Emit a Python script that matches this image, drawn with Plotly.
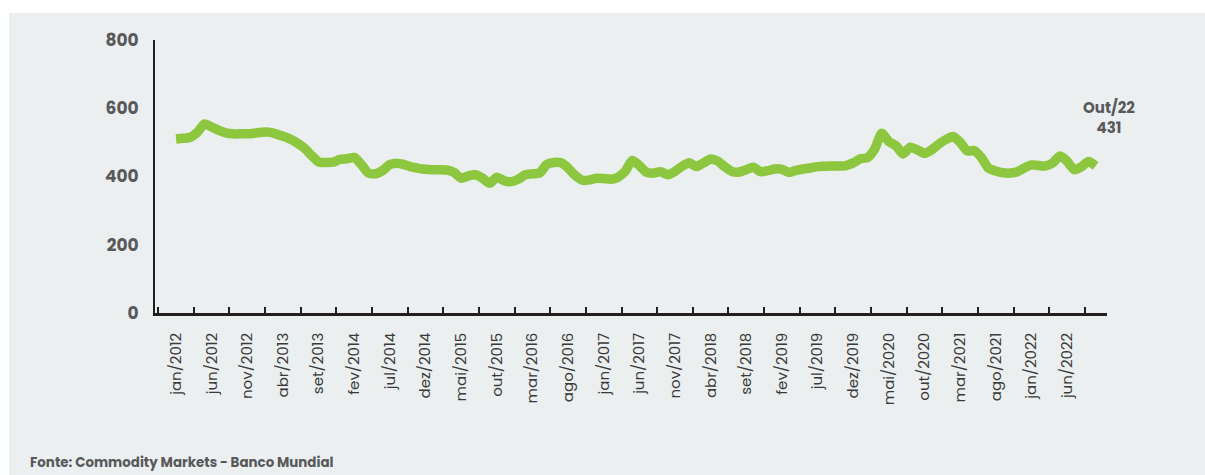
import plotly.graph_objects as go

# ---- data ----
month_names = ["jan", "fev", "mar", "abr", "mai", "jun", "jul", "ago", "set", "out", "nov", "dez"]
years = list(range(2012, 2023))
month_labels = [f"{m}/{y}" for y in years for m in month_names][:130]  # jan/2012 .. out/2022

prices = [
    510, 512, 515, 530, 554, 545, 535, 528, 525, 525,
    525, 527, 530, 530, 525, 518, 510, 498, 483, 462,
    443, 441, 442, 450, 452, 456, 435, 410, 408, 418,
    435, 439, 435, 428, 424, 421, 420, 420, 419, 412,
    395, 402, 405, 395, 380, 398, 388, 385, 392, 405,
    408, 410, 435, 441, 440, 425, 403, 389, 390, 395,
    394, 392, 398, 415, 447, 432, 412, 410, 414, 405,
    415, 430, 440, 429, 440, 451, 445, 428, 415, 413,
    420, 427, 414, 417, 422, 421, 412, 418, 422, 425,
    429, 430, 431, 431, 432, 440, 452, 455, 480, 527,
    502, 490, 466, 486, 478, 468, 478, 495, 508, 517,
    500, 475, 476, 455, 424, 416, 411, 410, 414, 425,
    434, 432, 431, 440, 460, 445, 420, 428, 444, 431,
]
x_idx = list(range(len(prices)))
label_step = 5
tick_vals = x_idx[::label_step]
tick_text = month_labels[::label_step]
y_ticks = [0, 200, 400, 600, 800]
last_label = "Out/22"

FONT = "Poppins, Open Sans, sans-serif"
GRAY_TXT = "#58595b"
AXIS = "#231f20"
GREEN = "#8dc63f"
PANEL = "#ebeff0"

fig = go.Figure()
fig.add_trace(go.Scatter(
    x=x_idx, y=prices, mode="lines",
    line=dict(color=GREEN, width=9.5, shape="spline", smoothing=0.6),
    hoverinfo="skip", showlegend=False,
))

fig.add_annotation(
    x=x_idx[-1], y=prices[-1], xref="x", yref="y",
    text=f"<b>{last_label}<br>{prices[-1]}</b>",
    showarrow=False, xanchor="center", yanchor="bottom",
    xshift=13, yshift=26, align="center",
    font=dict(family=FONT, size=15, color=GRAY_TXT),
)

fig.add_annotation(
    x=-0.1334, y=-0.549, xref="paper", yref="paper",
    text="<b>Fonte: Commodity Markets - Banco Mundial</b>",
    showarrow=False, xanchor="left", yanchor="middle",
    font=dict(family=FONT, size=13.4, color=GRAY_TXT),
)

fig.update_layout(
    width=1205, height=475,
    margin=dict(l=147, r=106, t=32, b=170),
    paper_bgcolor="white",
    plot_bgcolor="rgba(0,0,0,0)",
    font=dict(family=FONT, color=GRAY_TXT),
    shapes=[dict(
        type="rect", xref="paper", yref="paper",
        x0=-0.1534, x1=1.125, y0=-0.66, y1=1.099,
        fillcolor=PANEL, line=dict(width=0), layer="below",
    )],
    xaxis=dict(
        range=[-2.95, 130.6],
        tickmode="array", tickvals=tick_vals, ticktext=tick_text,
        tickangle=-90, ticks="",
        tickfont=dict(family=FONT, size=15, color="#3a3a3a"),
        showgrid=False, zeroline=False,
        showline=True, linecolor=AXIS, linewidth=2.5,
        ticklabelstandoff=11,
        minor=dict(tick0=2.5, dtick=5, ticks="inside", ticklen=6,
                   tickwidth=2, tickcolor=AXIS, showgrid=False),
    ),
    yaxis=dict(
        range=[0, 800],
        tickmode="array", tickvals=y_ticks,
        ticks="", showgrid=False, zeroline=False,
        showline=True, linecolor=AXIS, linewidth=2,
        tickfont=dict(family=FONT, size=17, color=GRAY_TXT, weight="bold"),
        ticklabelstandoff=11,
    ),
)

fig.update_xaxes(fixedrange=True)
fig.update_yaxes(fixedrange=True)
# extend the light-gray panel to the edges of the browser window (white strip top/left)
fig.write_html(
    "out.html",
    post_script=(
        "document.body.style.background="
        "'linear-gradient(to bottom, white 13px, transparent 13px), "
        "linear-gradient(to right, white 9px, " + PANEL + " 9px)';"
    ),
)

━━━━━━━━━━━━━━━━━━━━━━━━━━━━━━

(TASK STATEMENT):
Give the material again exactly as it is, but keep the pictures out.

(RESPONSE):
Emit a Python script that matches this image, drawn with Plotly.
import plotly.graph_objects as go

# ---- data ----
month_names = ["jan", "fev", "mar", "abr", "mai", "jun", "jul", "ago", "set", "out", "nov", "dez"]
years = list(range(2012, 2023))
month_labels = [f"{m}/{y}" for y in years for m in month_names][:130]  # jan/2012 .. out/2022

prices = [
    510, 512, 515, 530, 554, 545, 535, 528, 525, 525,
    525, 527, 530, 530, 525, 518, 510, 498, 483, 462,
    443, 441, 442, 450, 452, 456, 435, 410, 408, 418,
    435, 439, 435, 428, 424, 421, 420, 420, 419, 412,
    395, 402, 405, 395, 380, 398, 388, 385, 392, 405,
    408, 410, 435, 441, 440, 425, 403, 389, 390, 395,
    394, 392, 398, 415, 447, 432, 412, 410, 414, 405,
    415, 430, 440, 429, 440, 451, 445, 428, 415, 413,
    420, 427, 414, 417, 422, 421, 412, 418, 422, 425,
    429, 430, 431, 431, 432, 440, 452, 455, 480, 527,
    502, 490, 466, 486, 478, 468, 478, 495, 508, 517,
    500, 475, 476, 455, 424, 416, 411, 410, 414, 425,
    434, 432, 431, 440, 460, 445, 420, 428, 444, 431,
]
x_idx = list(range(len(prices)))
label_step = 5
tick_vals = x_idx[::label_step]
tick_text = month_labels[::label_step]
y_ticks = [0, 200, 400, 600, 800]
last_label = "Out/22"

FONT = "Poppins, Open Sans, sans-serif"
GRAY_TXT = "#58595b"
AXIS = "#231f20"
GREEN = "#8dc63f"
PANEL = "#ebeff0"

fig = go.Figure()
fig.add_trace(go.Scatter(
    x=x_idx, y=prices, mode="lines",
    line=dict(color=GREEN, width=9.5, shape="spline", smoothing=0.6),
    hoverinfo="skip", showlegend=False,
))

fig.add_annotation(
    x=x_idx[-1], y=prices[-1], xref="x", yref="y",
    text=f"<b>{last_label}<br>{prices[-1]}</b>",
    showarrow=False, xanchor="center", yanchor="bottom",
    xshift=13, yshift=26, align="center",
    font=dict(family=FONT, size=15, color=GRAY_TXT),
)

fig.add_annotation(
    x=-0.1334, y=-0.549, xref="paper", yref="paper",
    text="<b>Fonte: Commodity Markets - Banco Mundial</b>",
    showarrow=False, xanchor="left", yanchor="middle",
    font=dict(family=FONT, size=13.4, color=GRAY_TXT),
)

fig.update_layout(
    width=1205, height=475,
    margin=dict(l=147, r=106, t=32, b=170),
    paper_bgcolor="white",
    plot_bgcolor="rgba(0,0,0,0)",
    font=dict(family=FONT, color=GRAY_TXT),
    shapes=[dict(
        type="rect", xref="paper", yref="paper",
        x0=-0.1534, x1=1.125, y0=-0.66, y1=1.099,
        fillcolor=PANEL, line=dict(width=0), layer="below",
    )],
    xaxis=dict(
        range=[-2.95, 130.6],
        tickmode="array", tickvals=tick_vals, ticktext=tick_text,
        tickangle=-90, ticks="",
        tickfont=dict(family=FONT, size=15, color="#3a3a3a"),
        showgrid=False, zeroline=False,
        showline=True, linecolor=AXIS, linewidth=2.5,
        ticklabelstandoff=11,
        minor=dict(tick0=2.5, dtick=5, ticks="inside", ticklen=6,
                   tickwidth=2, tickcolor=AXIS, showgrid=False),
    ),
    yaxis=dict(
        range=[0, 800],
        tickmode="array", tickvals=y_ticks,
        ticks="", showgrid=False, zeroline=False,
        showline=True, linecolor=AXIS, linewidth=2,
        tickfont=dict(family=FONT, size=17, color=GRAY_TXT, weight="bold"),
        ticklabelstandoff=11,
    ),
)

fig.update_xaxes(fixedrange=True)
fig.update_yaxes(fixedrange=True)
# extend the light-gray panel to the edges of the browser window (white strip top/left)
fig.write_html(
    "out.html",
    post_script=(
        "document.body.style.background="
        "'linear-gradient(to bottom, white 13px, transparent 13px), "
        "linear-gradient(to right, white 9px, " + PANEL + " 9px)';"
    ),
)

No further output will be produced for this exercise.